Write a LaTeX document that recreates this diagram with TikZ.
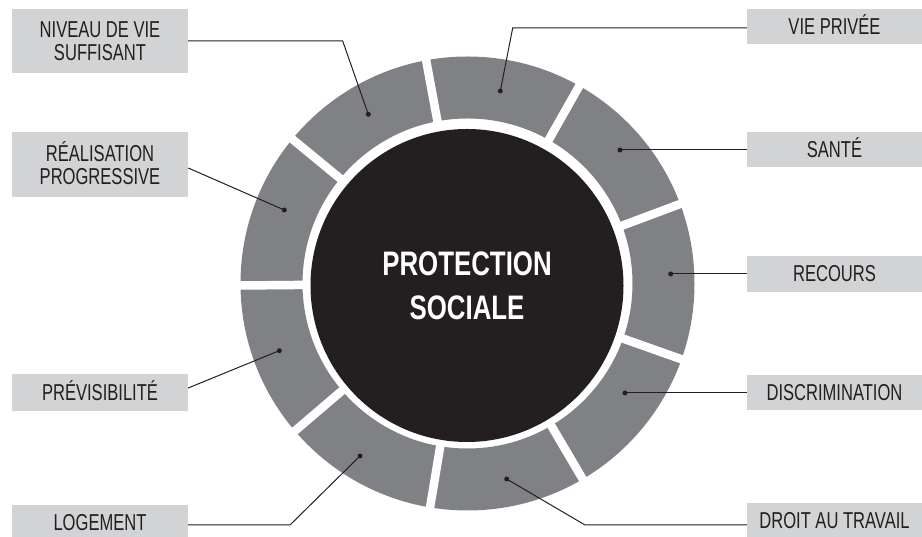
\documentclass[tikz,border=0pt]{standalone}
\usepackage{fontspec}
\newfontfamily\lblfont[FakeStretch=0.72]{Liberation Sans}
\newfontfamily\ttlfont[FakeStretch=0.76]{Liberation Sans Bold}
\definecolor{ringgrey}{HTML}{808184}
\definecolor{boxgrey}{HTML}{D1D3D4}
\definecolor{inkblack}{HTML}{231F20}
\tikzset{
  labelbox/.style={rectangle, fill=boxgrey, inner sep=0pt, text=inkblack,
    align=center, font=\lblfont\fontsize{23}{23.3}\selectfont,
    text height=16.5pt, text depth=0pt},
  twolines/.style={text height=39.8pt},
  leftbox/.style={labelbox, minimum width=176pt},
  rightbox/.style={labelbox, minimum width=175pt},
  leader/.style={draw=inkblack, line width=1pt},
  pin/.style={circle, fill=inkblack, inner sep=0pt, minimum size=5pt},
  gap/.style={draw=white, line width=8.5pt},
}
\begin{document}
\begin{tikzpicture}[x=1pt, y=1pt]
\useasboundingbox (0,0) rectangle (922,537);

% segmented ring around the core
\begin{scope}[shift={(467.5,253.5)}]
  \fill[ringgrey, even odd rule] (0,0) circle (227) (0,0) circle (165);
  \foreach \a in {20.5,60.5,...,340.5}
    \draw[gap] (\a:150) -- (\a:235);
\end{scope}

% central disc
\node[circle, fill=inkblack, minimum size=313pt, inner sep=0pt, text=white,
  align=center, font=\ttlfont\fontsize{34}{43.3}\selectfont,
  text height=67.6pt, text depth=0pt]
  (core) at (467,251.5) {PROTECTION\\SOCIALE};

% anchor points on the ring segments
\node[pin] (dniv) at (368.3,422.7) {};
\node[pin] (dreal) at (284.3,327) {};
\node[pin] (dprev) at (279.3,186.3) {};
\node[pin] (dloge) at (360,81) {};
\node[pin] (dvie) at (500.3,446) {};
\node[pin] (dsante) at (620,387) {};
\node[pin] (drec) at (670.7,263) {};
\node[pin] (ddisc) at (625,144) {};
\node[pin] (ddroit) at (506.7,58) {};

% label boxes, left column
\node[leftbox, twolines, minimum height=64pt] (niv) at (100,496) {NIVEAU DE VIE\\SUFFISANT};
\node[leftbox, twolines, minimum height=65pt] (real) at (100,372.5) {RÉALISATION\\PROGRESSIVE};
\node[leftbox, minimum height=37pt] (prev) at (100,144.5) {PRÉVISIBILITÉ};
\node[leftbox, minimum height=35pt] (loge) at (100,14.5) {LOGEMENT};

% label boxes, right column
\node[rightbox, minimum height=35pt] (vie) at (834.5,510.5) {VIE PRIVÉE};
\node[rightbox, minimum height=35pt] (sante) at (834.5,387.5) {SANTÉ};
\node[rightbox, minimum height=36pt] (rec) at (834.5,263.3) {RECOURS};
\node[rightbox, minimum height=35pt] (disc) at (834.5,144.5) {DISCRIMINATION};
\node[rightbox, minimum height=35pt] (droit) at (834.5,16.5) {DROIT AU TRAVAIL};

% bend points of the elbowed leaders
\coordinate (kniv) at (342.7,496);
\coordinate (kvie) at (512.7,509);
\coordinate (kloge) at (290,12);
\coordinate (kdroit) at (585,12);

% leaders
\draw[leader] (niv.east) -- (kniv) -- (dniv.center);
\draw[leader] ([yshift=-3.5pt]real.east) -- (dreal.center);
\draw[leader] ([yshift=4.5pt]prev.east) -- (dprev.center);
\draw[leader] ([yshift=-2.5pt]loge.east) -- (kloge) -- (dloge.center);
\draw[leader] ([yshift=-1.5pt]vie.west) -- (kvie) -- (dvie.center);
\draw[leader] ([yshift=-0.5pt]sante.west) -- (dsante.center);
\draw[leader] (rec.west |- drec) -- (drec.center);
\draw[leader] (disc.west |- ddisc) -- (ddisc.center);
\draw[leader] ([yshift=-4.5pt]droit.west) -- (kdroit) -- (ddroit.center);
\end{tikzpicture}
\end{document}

To do:
Transcribe the opening line of the listing above, please, and every line after it through the line with "(ddroit) at (506.7,58)", word for word, without pictures.

Task response:
Write a LaTeX document that recreates this diagram with TikZ.
\documentclass[tikz,border=0pt]{standalone}
\usepackage{fontspec}
\newfontfamily\lblfont[FakeStretch=0.72]{Liberation Sans}
\newfontfamily\ttlfont[FakeStretch=0.76]{Liberation Sans Bold}
\definecolor{ringgrey}{HTML}{808184}
\definecolor{boxgrey}{HTML}{D1D3D4}
\definecolor{inkblack}{HTML}{231F20}
\tikzset{
  labelbox/.style={rectangle, fill=boxgrey, inner sep=0pt, text=inkblack,
    align=center, font=\lblfont\fontsize{23}{23.3}\selectfont,
    text height=16.5pt, text depth=0pt},
  twolines/.style={text height=39.8pt},
  leftbox/.style={labelbox, minimum width=176pt},
  rightbox/.style={labelbox, minimum width=175pt},
  leader/.style={draw=inkblack, line width=1pt},
  pin/.style={circle, fill=inkblack, inner sep=0pt, minimum size=5pt},
  gap/.style={draw=white, line width=8.5pt},
}
\begin{document}
\begin{tikzpicture}[x=1pt, y=1pt]
\useasboundingbox (0,0) rectangle (922,537);

% segmented ring around the core
\begin{scope}[shift={(467.5,253.5)}]
  \fill[ringgrey, even odd rule] (0,0) circle (227) (0,0) circle (165);
  \foreach \a in {20.5,60.5,...,340.5}
    \draw[gap] (\a:150) -- (\a:235);
\end{scope}

% central disc
\node[circle, fill=inkblack, minimum size=313pt, inner sep=0pt, text=white,
  align=center, font=\ttlfont\fontsize{34}{43.3}\selectfont,
  text height=67.6pt, text depth=0pt]
  (core) at (467,251.5) {PROTECTION\\SOCIALE};

% anchor points on the ring segments
\node[pin] (dniv) at (368.3,422.7) {};
\node[pin] (dreal) at (284.3,327) {};
\node[pin] (dprev) at (279.3,186.3) {};
\node[pin] (dloge) at (360,81) {};
\node[pin] (dvie) at (500.3,446) {};
\node[pin] (dsante) at (620,387) {};
\node[pin] (drec) at (670.7,263) {};
\node[pin] (ddisc) at (625,144) {};
\node[pin] (ddroit) at (506.7,58) {};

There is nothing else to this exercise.